Conduct Thorough QA Testing Throughout the Project Life Cycle

QA testing is the process of reviewing your eLearning course to identify any outstanding errors, typos or other glitches that you need to fix before delivering the course. One of the keys to improving your eLearning QA process is to test the modules as they are completed rather than waiting for the completion of the entire course. QA testing reveals bugs early in the process, giving the teams time to work the kinks out sooner.

QA testing is based on the agile development principle of developing, testing and delivering small chunks of content. Continuous eLearning testing helps everyone in the team stay in sync and provides enough time to fix errors and optimize content.

The quality assurance testing process might become a complicated one if you don’t clarify which type of feedback you’re looking for at each phase. Conducting QA tests throughout the project development life cycle enables you to discuss challenges and resolve them, but if you aren’t clear on expectations, it can make the feedback management process go in circles.

For example, suppose your reviewers do not understand that they need to nail down the content in the first development phase. In that case, they might continue to give you feedback on the visuals and designs throughout the course creation process. If you must keep editing the content in subsequent development stages, it could delay course delivery.

Make Every Stakeholder Part of the QA Process

The QA testing process needs patience, an eye for details and more than one person. No single person can complete a full QA of the content and be perfectly confident that he or she caught every bug and every issue. Therefore, it is a good idea to include all internal team members in the QA process from the beginning of the project.

Internal team members will be as outspoken as — or more outspoken than — your clients. And, because they know the complete content roadmap, they can point out even the smallest of bugs. A project development team includes multiple subject matter experts (SMEs) and stakeholders including the training manager, designers, developer, animator and audio artists. Asking each team member to do at least the first round of QA will make the process take longer, but the quality of your content could touch 99% accuracy.

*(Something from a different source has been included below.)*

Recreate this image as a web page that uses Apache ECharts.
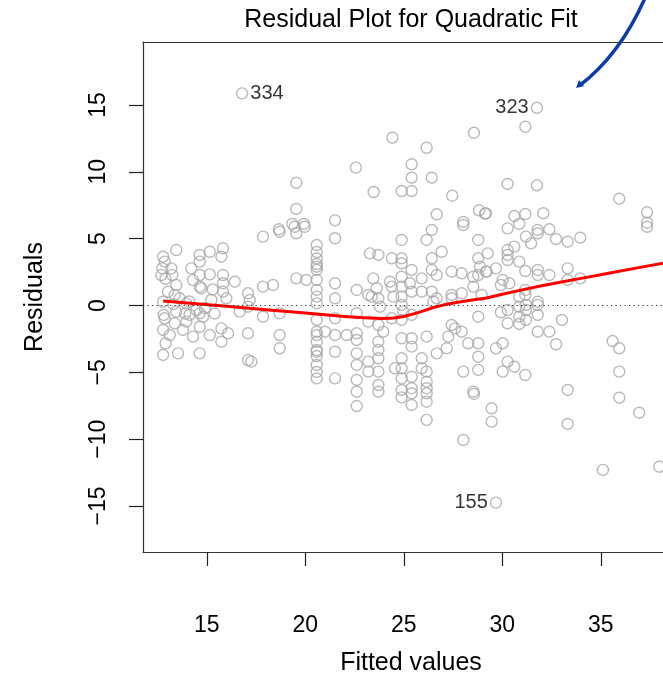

External stakeholders, on the other hand, include clients, guests and even a small group of learners who will benefit from the course.

Make It Easier for All Stakeholders to Create Reviews and Track Bugs

The best way to involve all stakeholders in QA is to make it easy for them to share feedback and mark bugs. As the course designer, you know what needs to be tested, but your course reviewers might not. Be sure to give them tips about the type of feedback you’re looking for in each review cycle and how to give that feedback.

What happens if your stakeholders have different views on necessary changes? Where and how should they share and discuss those differences? Managing feedback from multiple stakeholders, in different ways, in various systems, can be daunting. Provide a clear overview of how the review will work before the project commences. This way, you can collect feedback, show stakeholders the newest iteration and manage resolved comments after making modifications.

Also, try not to add more members to the project review cycle. Adding new stakeholders will result in more iteration requests and more explanations on how you are managing the project, what is being finalized and who is responsible for what. Instead, include all stakeholders from the beginning of the process, even if they are not working on content development.

To clearly communication to the content review cycle process, discuss these four questions, and develop a communication plan based on the answers:

    • What steps are part of the review process?
    • Who are the key stakeholders involved?
    • How much time is needed for review?
    • Which changes are not included in the scope and would incur additional costs?

To be able to achieve the most out of your eLearning course review process, consider using an all-in-one visual review and bug-tracking tool that enables all stakeholders to collaborate; share feedback; and create, prioritize and assign tasks.

Prioritize and Organize Issues to Improve Productivity

Prioritizing and organizing issues is essential for improving team productivity. Not everything is important, and not every important thing is urgent. Say, for example, your team is currently reviewing a storyboard. Their feedback should be about content, not graphic design. When they’re reviewing a prototype, their opinions should be about functionality and design.

Focus on your course itself at every stage of the process, answering questions like these:

    • What needs to happen when?
    • What will bring more value to the business and, therefore, should be handled first?
    • What do our clients want us to deliver first?

Every learner wants to learn and develop his or her skill set. By implementing these five tips in your eLearning quality assurance process, you will be able to create engaging online courses.